Return exactly the lines that run from the beginning through the line containing "const pm10L = [1.88, 1.15, 0.72, 1.02];", both included, and no others.
— Begin —
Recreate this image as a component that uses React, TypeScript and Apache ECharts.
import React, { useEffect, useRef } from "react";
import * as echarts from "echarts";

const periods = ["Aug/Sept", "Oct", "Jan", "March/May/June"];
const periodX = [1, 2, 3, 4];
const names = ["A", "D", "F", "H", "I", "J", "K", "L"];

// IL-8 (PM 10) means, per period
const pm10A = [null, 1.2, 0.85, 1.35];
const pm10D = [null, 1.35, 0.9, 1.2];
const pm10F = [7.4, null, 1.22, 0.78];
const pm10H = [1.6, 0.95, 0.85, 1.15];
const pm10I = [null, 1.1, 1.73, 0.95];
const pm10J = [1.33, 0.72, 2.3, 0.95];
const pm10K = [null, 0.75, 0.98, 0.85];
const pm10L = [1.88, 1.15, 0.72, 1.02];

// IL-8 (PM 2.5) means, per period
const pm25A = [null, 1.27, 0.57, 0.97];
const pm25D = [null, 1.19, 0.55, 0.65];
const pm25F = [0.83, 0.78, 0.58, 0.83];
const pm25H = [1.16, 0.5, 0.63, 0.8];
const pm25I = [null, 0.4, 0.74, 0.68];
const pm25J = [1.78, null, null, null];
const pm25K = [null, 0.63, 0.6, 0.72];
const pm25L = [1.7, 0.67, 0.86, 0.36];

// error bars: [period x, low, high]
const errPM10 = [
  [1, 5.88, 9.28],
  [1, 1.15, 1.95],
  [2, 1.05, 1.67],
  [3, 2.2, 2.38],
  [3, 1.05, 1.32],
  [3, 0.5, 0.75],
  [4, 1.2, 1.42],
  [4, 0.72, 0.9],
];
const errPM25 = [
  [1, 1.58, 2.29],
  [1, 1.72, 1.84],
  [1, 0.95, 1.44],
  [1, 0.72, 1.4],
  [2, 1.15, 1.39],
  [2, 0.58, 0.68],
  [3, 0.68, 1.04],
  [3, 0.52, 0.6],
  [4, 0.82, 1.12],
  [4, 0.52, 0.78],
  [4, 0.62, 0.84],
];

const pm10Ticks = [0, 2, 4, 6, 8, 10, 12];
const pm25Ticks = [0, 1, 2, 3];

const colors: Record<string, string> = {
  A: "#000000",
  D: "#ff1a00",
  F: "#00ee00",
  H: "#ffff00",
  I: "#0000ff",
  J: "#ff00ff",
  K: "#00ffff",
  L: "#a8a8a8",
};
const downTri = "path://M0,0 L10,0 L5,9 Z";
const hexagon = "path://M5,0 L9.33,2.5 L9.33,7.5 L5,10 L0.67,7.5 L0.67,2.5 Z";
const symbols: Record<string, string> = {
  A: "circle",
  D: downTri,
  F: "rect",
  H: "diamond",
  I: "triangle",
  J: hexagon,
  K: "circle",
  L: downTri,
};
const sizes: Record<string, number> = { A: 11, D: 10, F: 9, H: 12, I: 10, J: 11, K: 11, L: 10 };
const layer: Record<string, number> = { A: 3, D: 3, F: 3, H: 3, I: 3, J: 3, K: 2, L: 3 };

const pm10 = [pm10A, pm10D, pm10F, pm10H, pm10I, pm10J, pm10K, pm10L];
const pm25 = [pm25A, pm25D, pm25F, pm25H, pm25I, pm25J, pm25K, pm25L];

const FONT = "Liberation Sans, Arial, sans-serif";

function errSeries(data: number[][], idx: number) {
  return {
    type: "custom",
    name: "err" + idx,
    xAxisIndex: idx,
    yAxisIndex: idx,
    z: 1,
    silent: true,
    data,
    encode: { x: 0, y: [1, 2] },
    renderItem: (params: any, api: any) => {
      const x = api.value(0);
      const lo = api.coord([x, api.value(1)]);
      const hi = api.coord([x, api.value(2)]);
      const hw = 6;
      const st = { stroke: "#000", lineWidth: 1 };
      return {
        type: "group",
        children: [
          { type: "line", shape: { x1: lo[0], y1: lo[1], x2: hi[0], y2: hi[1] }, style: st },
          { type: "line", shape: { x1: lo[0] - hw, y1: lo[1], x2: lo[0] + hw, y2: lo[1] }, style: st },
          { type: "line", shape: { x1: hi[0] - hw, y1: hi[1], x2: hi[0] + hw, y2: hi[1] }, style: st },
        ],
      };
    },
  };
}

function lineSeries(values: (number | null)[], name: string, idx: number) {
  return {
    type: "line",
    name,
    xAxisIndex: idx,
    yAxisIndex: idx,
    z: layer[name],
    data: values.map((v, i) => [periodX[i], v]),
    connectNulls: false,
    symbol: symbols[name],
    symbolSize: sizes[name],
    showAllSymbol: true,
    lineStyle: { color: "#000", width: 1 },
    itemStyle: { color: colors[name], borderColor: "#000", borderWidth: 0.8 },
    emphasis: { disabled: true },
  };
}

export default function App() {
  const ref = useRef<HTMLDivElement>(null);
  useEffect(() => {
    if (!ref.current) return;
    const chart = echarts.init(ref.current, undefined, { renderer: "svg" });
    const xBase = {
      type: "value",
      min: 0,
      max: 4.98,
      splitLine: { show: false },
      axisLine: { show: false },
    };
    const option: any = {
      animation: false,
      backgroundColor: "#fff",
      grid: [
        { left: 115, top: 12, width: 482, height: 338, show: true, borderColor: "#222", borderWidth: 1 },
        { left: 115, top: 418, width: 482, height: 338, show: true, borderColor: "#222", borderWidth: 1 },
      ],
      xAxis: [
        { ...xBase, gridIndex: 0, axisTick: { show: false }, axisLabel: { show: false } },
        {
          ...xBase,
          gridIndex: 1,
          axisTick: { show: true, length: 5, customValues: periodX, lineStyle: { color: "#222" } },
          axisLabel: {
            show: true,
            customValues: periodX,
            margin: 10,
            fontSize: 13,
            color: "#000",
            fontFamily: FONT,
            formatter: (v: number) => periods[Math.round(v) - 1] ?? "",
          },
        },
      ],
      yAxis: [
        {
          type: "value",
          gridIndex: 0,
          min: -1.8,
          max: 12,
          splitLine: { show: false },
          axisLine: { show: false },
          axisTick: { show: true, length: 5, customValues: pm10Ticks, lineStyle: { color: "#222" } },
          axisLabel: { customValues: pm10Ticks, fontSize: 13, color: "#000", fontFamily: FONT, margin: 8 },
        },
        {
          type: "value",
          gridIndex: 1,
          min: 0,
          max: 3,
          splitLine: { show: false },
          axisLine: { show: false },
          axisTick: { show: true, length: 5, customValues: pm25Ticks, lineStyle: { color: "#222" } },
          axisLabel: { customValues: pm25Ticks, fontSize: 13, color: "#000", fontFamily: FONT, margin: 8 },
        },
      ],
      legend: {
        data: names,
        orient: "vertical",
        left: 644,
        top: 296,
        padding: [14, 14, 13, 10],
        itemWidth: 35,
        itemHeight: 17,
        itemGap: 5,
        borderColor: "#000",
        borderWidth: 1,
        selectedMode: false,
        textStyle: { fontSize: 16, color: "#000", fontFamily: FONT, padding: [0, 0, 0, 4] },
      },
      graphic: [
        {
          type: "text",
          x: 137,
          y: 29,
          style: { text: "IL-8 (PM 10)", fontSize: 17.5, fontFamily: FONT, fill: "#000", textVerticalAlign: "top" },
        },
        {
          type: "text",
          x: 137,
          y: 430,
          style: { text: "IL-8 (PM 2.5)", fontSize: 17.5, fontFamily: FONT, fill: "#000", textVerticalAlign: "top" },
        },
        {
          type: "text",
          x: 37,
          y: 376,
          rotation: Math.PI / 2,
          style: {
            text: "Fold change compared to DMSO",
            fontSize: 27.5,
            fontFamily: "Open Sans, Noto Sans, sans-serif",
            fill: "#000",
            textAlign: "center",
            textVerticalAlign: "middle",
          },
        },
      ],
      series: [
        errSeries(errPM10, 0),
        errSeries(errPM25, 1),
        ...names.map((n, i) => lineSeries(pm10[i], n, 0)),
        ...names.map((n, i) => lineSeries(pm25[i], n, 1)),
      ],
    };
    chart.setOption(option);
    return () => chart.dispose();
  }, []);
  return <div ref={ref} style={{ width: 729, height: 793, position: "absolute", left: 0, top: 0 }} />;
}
— End —
The response:
Recreate this image as a component that uses React, TypeScript and Apache ECharts.
import React, { useEffect, useRef } from "react";
import * as echarts from "echarts";

const periods = ["Aug/Sept", "Oct", "Jan", "March/May/June"];
const periodX = [1, 2, 3, 4];
const names = ["A", "D", "F", "H", "I", "J", "K", "L"];

// IL-8 (PM 10) means, per period
const pm10A = [null, 1.2, 0.85, 1.35];
const pm10D = [null, 1.35, 0.9, 1.2];
const pm10F = [7.4, null, 1.22, 0.78];
const pm10H = [1.6, 0.95, 0.85, 1.15];
const pm10I = [null, 1.1, 1.73, 0.95];
const pm10J = [1.33, 0.72, 2.3, 0.95];
const pm10K = [null, 0.75, 0.98, 0.85];
const pm10L = [1.88, 1.15, 0.72, 1.02];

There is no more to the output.